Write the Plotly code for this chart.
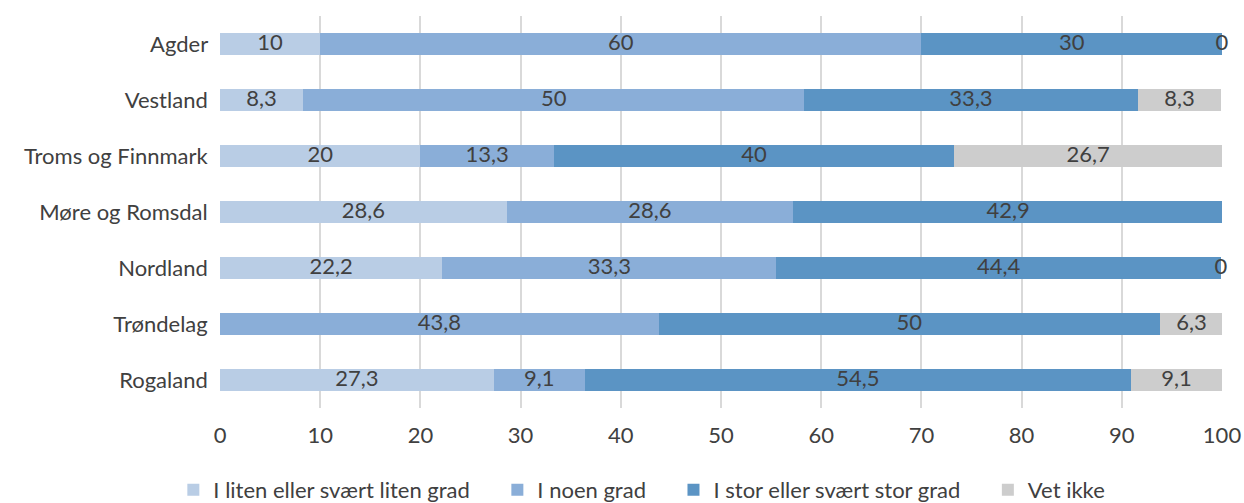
import plotly.graph_objects as go

regions = ["Agder", "Vestland", "Troms og Finnmark", "Møre og Romsdal", "Nordland", "Trøndelag", "Rogaland"]
series_names = ["I liten eller svært liten grad", "I noen grad", "I stor eller svært stor grad", "Vet ikke"]
liten = [10, 8.3, 20, 28.6, 22.2, None, 27.3]
noen = [60, 50, 13.3, 28.6, 33.3, 43.8, 9.1]
stor = [30, 33.3, 40, 42.9, 44.4, 50, 54.5]
vet_ikke = [0, 8.3, 26.7, None, 0, 6.3, 9.1]
x_ticks = [0, 10, 20, 30, 40, 50, 60, 70, 80, 90, 100]

colors = ["#B9CDE5", "#8AAED8", "#5B94C4", "#CDCDCD"]
all_series = [liten, noen, stor, vet_ikke]

FONT = "Lato"
FS = 22
TXT = "#404040"
PAD = "\u00a0\u00a0\u00a0\u00a0"

fig = go.Figure()
for k, (name, vals, col) in enumerate(zip(series_names, all_series, colors)):
    fig.add_trace(go.Bar(
        y=regions, x=[v if v is not None else 0 for v in vals],
        name=name + (PAD if k < len(series_names) - 1 else ""),
        orientation="h", marker=dict(color=col, line=dict(width=0)),
        hoverinfo="skip",
    ))

# data labels centred in each segment
lx, ly, lt = [], [], []
cum = [0.0] * len(regions)
for vals in all_series:
    for i, v in enumerate(vals):
        if v is None:
            continue
        lx.append(cum[i] + v / 2)
        ly.append(regions[i])
        lt.append(f"{v:g}".replace(".", ","))
        cum[i] += v
fig.add_trace(go.Scatter(
    x=lx, y=ly, text=lt, mode="text", showlegend=False, hoverinfo="skip",
    textfont=dict(family=FONT, size=FS, color=TXT), cliponaxis=False,
))

fig.update_layout(
    barmode="stack", bargap=0.6,
    width=1244, height=503,
    margin=dict(l=220, r=22, t=16, b=95, autoexpand=False),
    plot_bgcolor="white", paper_bgcolor="white",
    font=dict(family=FONT, size=FS, color=TXT),
    separators=", ",
    legend=dict(orientation="h", x=0.421, xanchor="center", y=-0.209, yanchor="middle",
                font=dict(family=FONT, size=FS, color=TXT), traceorder="normal",
                itemwidth=30),
    xaxis=dict(range=[0, 100], tickvals=x_ticks, showgrid=True, gridcolor="#D9D9D9",
               gridwidth=1.5, zeroline=False, showline=False, ticks="",
               automargin=False, ticklabelstandoff=12, ticklabeloverflow="allow",
               tickfont=dict(family=FONT, size=FS, color=TXT)),
    yaxis=dict(categoryorder="array", categoryarray=regions[::-1], showgrid=False,
               automargin=False, ticks="", ticklen=0,
               tickfont=dict(family=FONT, size=FS, color=TXT),
               ticksuffix="  "),
)
fig.write_html(
    "out.html",
    config={"displayModeBar": False},
    post_script="document.body.style.margin='0';document.body.style.overflow='hidden';",
)
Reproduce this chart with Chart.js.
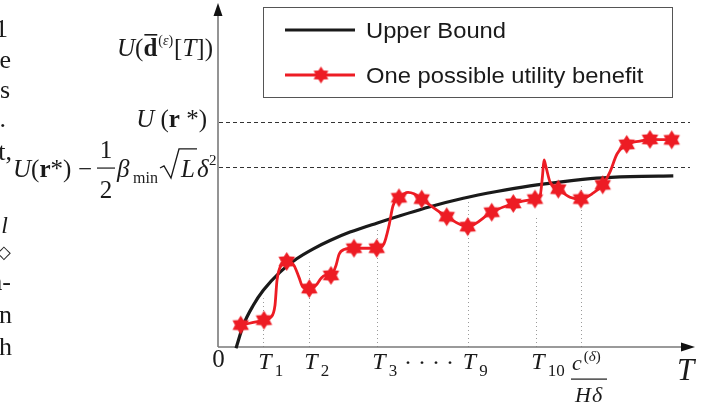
<!DOCTYPE html>
<html>
<head>
<meta charset="utf-8">
<script src="https://cdn.jsdelivr.net/npm/chart.js@4.4.1/dist/chart.umd.min.js"></script>
<style>
html, body { margin: 0; padding: 0; background: #fff; }
canvas { display: block; }
</style>
</head>
<body>
<canvas id="chart" width="716" height="408"></canvas>
<script>
// Upper bound curve
const boundX = [1.8, 2.53, 3.53, 4.53, 6.2, 7.87, 9.53, 11.2, 13.2, 15.87, 21.2, 24.53, 27.87,
    31.2, 34.53, 37.87, 41.2, 45.53];
const boundY = [-0.13, 2.2, 4.2, 5.7, 7.53, 8.87, 9.87, 10.7, 11.55, 12.45, 14.1, 14.95, 15.63,
    16.2, 16.63, 16.97, 17.13, 17.2];

// One possible utility benefit (curve knots, 1 = star marker)
const utilX = [2.27, 4.6, 5.3, 5.7, 5.9, 6.3, 6.87, 7.6, 8.1, 8.5, 9.13, 9.8, 10.3, 10.7, 11.3,
    11.8, 12.1, 12.6, 13.6, 15.87, 16.6, 17.1, 17.5, 18.1, 19.0, 19.6, 20.37, 22.87, 24.97,
    27.37, 29.53, 31.7, 32.2, 32.45, 32.6, 32.8, 33.2, 34.03, 35.2, 36.3, 37.4, 38.47, 39.2,
    39.9, 40.87, 42.2, 43.2, 45.37];
const utilY = [2.2, 2.7, 3.0, 4.2, 6.7, 8.2, 8.6, 8.2, 7.0, 6.0, 5.87, 6.2, 6.9, 7.2, 7.2,
    8.2, 9.3, 9.8, 9.93, 9.93, 10.4, 12.2, 14.2, 15.0, 15.55, 15.4, 14.87, 13.1, 12.1,
    13.55, 14.43, 14.87, 15.15, 17.2, 18.8, 18.1, 16.6, 15.87, 15.05, 14.87, 15.4, 16.3, 17.6,
    19.4, 20.37, 20.7, 20.87, 20.83];
const utilStar = [1, 1, 0, 0, 0, 0, 1, 0, 0, 0, 1, 0, 0, 0, 1,
    0, 0, 0, 1, 1, 0, 0, 0, 1, 0, 0, 1, 1, 1,
    1, 1, 1, 0, 0, 0, 0, 0, 1, 0, 1, 0, 1, 0,
    0, 1, 0, 1, 1];

// T axis marks: T1, T2, T3, T9, T10, c/(H delta)
const tickX = [4.5, 9.1, 15.9, 24.95, 31.8, 36.3];
const tickTop = [4.9, 8.5, 12.0, 14.9, 13.0, 16.4];
const tickSub = ["1", "2", "3", "9", "10"];

// dashed levels U(r*) and U(r*) - 1/2 beta sqrt(L) delta^2
const levelRstar = 22.6;
const levelLower = 18.1;

const RED = "#ed1c24";
const INK = "#1a1a1a";
const SERIF = '"Liberation Serif", "Times New Roman", serif';
const SANS = '"Liberation Sans", Arial, sans-serif';

function makeStar(r) {
    const c = document.createElement("canvas");
    const s = Math.ceil(r * 2 + 2);
    c.width = s;
    c.height = s;
    const g = c.getContext("2d");
    g.fillStyle = RED;
    g.beginPath();
    for (let i = 0; i < 12; i++) {
        const a = -Math.PI / 2 + i * Math.PI / 6;
        const rr = i % 2 === 0 ? r : r * 0.6;
        g.lineTo(s / 2 + rr * Math.cos(a), s / 2 + rr * Math.sin(a));
    }
    g.closePath();
    g.fill();
    return c;
}
const star = makeStar(9.5);
const smallStar = makeStar(8.5);

function font(size, style) {
    return (style || "") + " " + size + "px " + SERIF;
}

// draw text pieces one after another: [text, font, dy, gapBefore]
function runs(ctx, x, y, parts, align) {
    let w = 0;
    parts.forEach(p => {
        ctx.font = p[1];
        p.w = ctx.measureText(p[0]).width;
        w += p.w + (p[3] || 0);
    });
    let cx = align === "right" ? x - w : x;
    parts.forEach(p => {
        cx += p[3] || 0;
        ctx.font = p[1];
        ctx.fillText(p[0], cx, y + (p[2] || 0));
        p.x = cx;
        cx += p.w;
    });
    return parts;
}

const decorations = {
    id: "decorations",
    beforeDatasetsDraw(chart) {
        const ctx = chart.ctx;
        const xs = chart.scales.x;
        const ys = chart.scales.y;
        const left = xs.getPixelForValue(0);
        const bottom = ys.getPixelForValue(0);
        ctx.save();

        // dashed levels
        ctx.strokeStyle = "#333";
        ctx.lineWidth = 1;
        ctx.setLineDash([4, 3]);
        [levelRstar, levelLower].forEach(v => {
            const y = Math.round(ys.getPixelForValue(v)) + 0.5;
            ctx.beginPath();
            ctx.moveTo(left + 1, y);
            ctx.lineTo(xs.getPixelForValue(47.2), y);
            ctx.stroke();
        });

        // dotted verticals
        ctx.strokeStyle = "#9a9a9a";
        ctx.setLineDash([1, 3]);
        tickX.forEach((t, i) => {
            const x = Math.round(xs.getPixelForValue(t)) + 0.5;
            ctx.beginPath();
            ctx.moveTo(x, bottom);
            ctx.lineTo(x, ys.getPixelForValue(tickTop[i]));
            ctx.stroke();
        });
        ctx.setLineDash([]);

        // axes
        ctx.strokeStyle = "#7a7a7a";
        ctx.lineWidth = 1.6;
        ctx.beginPath();
        ctx.moveTo(left, bottom);
        ctx.lineTo(left, 14);
        ctx.moveTo(left, bottom);
        ctx.lineTo(684, bottom);
        ctx.stroke();
        ctx.fillStyle = "#111";
        ctx.beginPath();
        ctx.moveTo(left, 3);
        ctx.lineTo(left - 4.5, 16);
        ctx.lineTo(left + 4.5, 16);
        ctx.closePath();
        ctx.fill();
        ctx.beginPath();
        ctx.moveTo(695, bottom);
        ctx.lineTo(681, bottom - 4.5);
        ctx.lineTo(681, bottom + 4.5);
        ctx.closePath();
        ctx.fill();
        ctx.restore();
    },
    afterDraw(chart) {
        const ctx = chart.ctx;
        const xs = chart.scales.x;
        const ys = chart.scales.y;
        ctx.save();
        ctx.fillStyle = INK;
        ctx.textBaseline = "alphabetic";

        // cropped text from the page on the left
        ctx.textAlign = "right";
        ctx.font = font(26);
        [["1", 8, 37], ["e", 11, 68], ["s", 10, 98], [".", 6, 127], ["t,", 12, 160],
         ["a-", 11, 290], ["n", 12, 323], ["h", 12, 355]].forEach(p => ctx.fillText(p[0], p[1], p[2]));
        ctx.font = font(24, "italic");
        ctx.fillText("l", 8, 233);
        ctx.font = font(18);
        ctx.fillText("\u25C7", 11, 258);
        ctx.textAlign = "left";

        // origin
        ctx.textAlign = "center";
        ctx.font = font(25);
        ctx.fillText("0", 218.5, 367);
        ctx.textAlign = "left";

        // T_i labels
        tickSub.forEach((s, i) => {
            const x = xs.getPixelForValue(tickX[i]);
            ctx.font = font(24, "italic");
            const w = ctx.measureText("T").width;
            ctx.fillText("T", x + 2 - w / 2, 369);
            ctx.font = font(17);
            ctx.fillText(s, x + 2 + w / 2 + 3, 376);
        });
        ctx.font = font(24);
        ctx.fillText("\u00B7 \u00B7 \u00B7 \u00B7", 404, 370);

        // c^(delta) / (H delta)
        const cx = xs.getPixelForValue(tickX[5]);
        runs(ctx, cx - 9, 370, [["c", font(22, "italic")], ["(", font(15), -9, 2],
            ["\u03B4", font(15, "italic"), -9], [")", font(15), -9]]);
        ctx.fillRect(cx - 10, 378.5, 36, 1.2);
        runs(ctx, cx - 6, 402, [["H", font(22, "italic")], ["\u03B4", font(22, "italic"), 0, 1]]);

        // T axis title
        ctx.font = font(31, "italic");
        ctx.fillText("T", 677, 380);

        // y labels
        const p1 = runs(ctx, 213, 56, [["U", font(25, "italic")], ["(", font(25)], ["d", font(25, "bold")],
            ["(", font(14), -11, 1], ["\u03B5", font(14, "italic"), -11], [")", font(14), -11],
            ["[", font(25), 0, 1], ["T", font(25, "italic")], ["])", font(25)]], "right");
        ctx.fillRect(p1[2].x + 1, 34, p1[2].w - 1, 1.6);

        const yR = ys.getPixelForValue(levelRstar);
        runs(ctx, 207, yR + 5, [["U", font(25, "italic")], [" (", font(25)], ["r", font(25, "bold")],
            [" *", font(25)], [")", font(25)]], "right");

        const yL = ys.getPixelForValue(levelLower);
        const base = yL + 10;
        runs(ctx, 13, base, [["U", font(25, "italic")], ["(", font(25)], ["r", font(25, "bold")],
            ["*)", font(25)]]);
        ctx.textAlign = "center";
        ctx.font = font(25);
        ctx.fillText("\u2212", 85, base);
        ctx.fillText("1", 106, base - 19);
        ctx.fillText("2", 106, base + 21);
        ctx.fillRect(97, yL + 0.5, 18, 1.2);
        ctx.textAlign = "left";
        ctx.font = font(25, "italic");
        ctx.fillText("\u03B2", 117, base);
        ctx.font = font(16);
        ctx.fillText("min", 133, base + 6);
        ctx.strokeStyle = INK;
        ctx.lineWidth = 1.3;
        ctx.beginPath();
        ctx.moveTo(160, base - 9);
        ctx.lineTo(164, base - 11);
        ctx.lineTo(171, base + 1);
        ctx.lineTo(179, base - 28);
        ctx.lineTo(197, base - 28);
        ctx.stroke();
        ctx.font = font(25, "italic");
        ctx.fillText("L", 181, base);
        ctx.fillText("\u03B4", 197, base);
        ctx.font = font(15);
        ctx.fillText("2", 209, base - 12);

        // legend
        const ds = chart.data.datasets;
        ctx.fillStyle = "#fff";
        ctx.fillRect(263.5, 7.5, 409, 90);
        ctx.strokeStyle = "#555";
        ctx.lineWidth = 1;
        ctx.strokeRect(263.5, 7.5, 409, 90);
        ctx.lineWidth = 3;
        ctx.strokeStyle = ds[1].borderColor;
        ctx.beginPath();
        ctx.moveTo(285, 30);
        ctx.lineTo(355, 30);
        ctx.stroke();
        ctx.strokeStyle = ds[0].borderColor;
        ctx.beginPath();
        ctx.moveTo(285, 75);
        ctx.lineTo(355, 75);
        ctx.stroke();
        ctx.drawImage(smallStar, 321 - smallStar.width / 2, 75 - smallStar.height / 2);
        ctx.fillStyle = INK;
        ctx.font = "22px " + SANS;
        [[ds[1].label, 38], [ds[0].label, 83]].forEach(p => {
            ctx.save();
            ctx.translate(366, p[1]);
            ctx.scale(1.08, 1);
            ctx.fillText(p[0], 0, 0);
            ctx.restore();
        });
        ctx.restore();
    }
};

new Chart(document.getElementById("chart"), {
    type: "line",
    data: {
        datasets: [{
            label: "One possible utility benefit",
            data: utilX.map((x, i) => ({ x: x, y: utilY[i] })),
            borderColor: RED,
            borderWidth: 2.8,
            cubicInterpolationMode: "monotone",
            pointStyle: star,
            pointRadius: c => utilStar[c.dataIndex] ? 9 : 0,
            clip: false
        }, {
            label: "Upper Bound",
            data: boundX.map((x, i) => ({ x: x, y: boundY[i] })),
            borderColor: INK,
            borderWidth: 3.2,
            cubicInterpolationMode: "monotone",
            pointRadius: 0,
            clip: false
        }]
    },
    options: {
        responsive: false,
        animation: false,
        devicePixelRatio: 1,
        layout: { padding: { left: 218, right: 21, top: 10, bottom: 61 } },
        scales: {
            x: { type: "linear", min: 0, max: 47.7, display: false },
            y: { min: 0, max: 33.7, display: false }
        },
        plugins: {
            legend: { display: false },
            tooltip: { enabled: false }
        }
    },
    plugins: [decorations]
});
</script>
</body>
</html>
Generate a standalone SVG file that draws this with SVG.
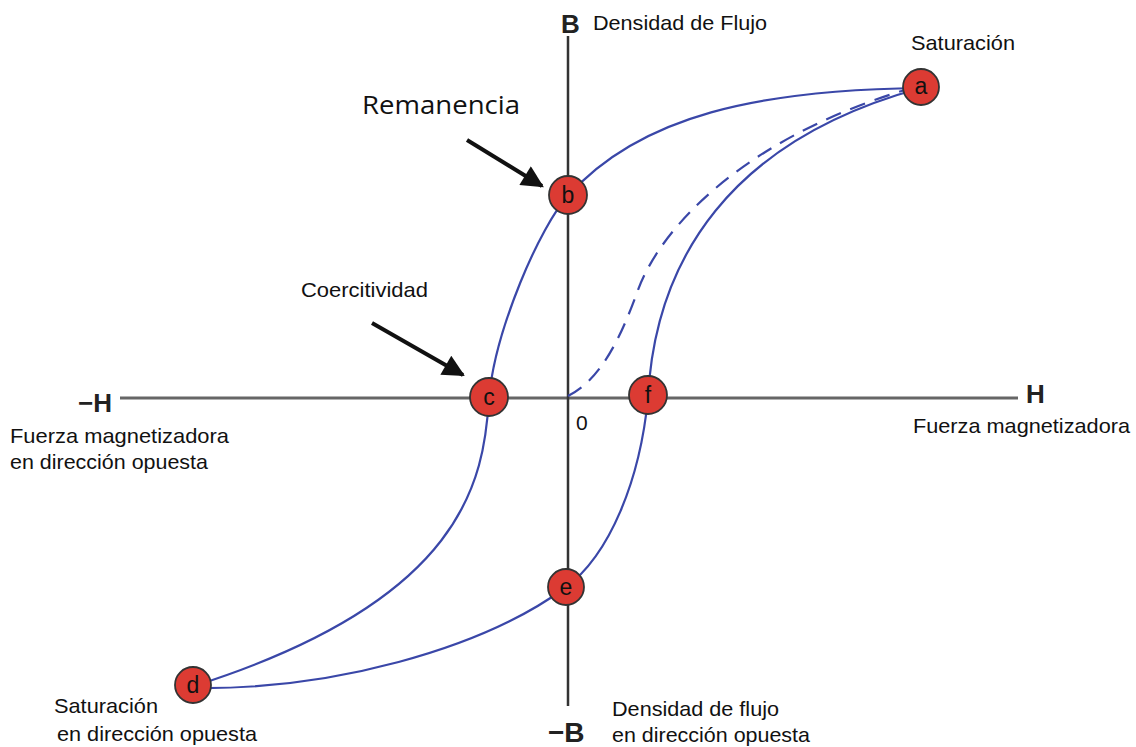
+++++
#### REQUIREMENTS
Write the number of lines containing the word "this" and nothing besides it.

#### THE RESULT
3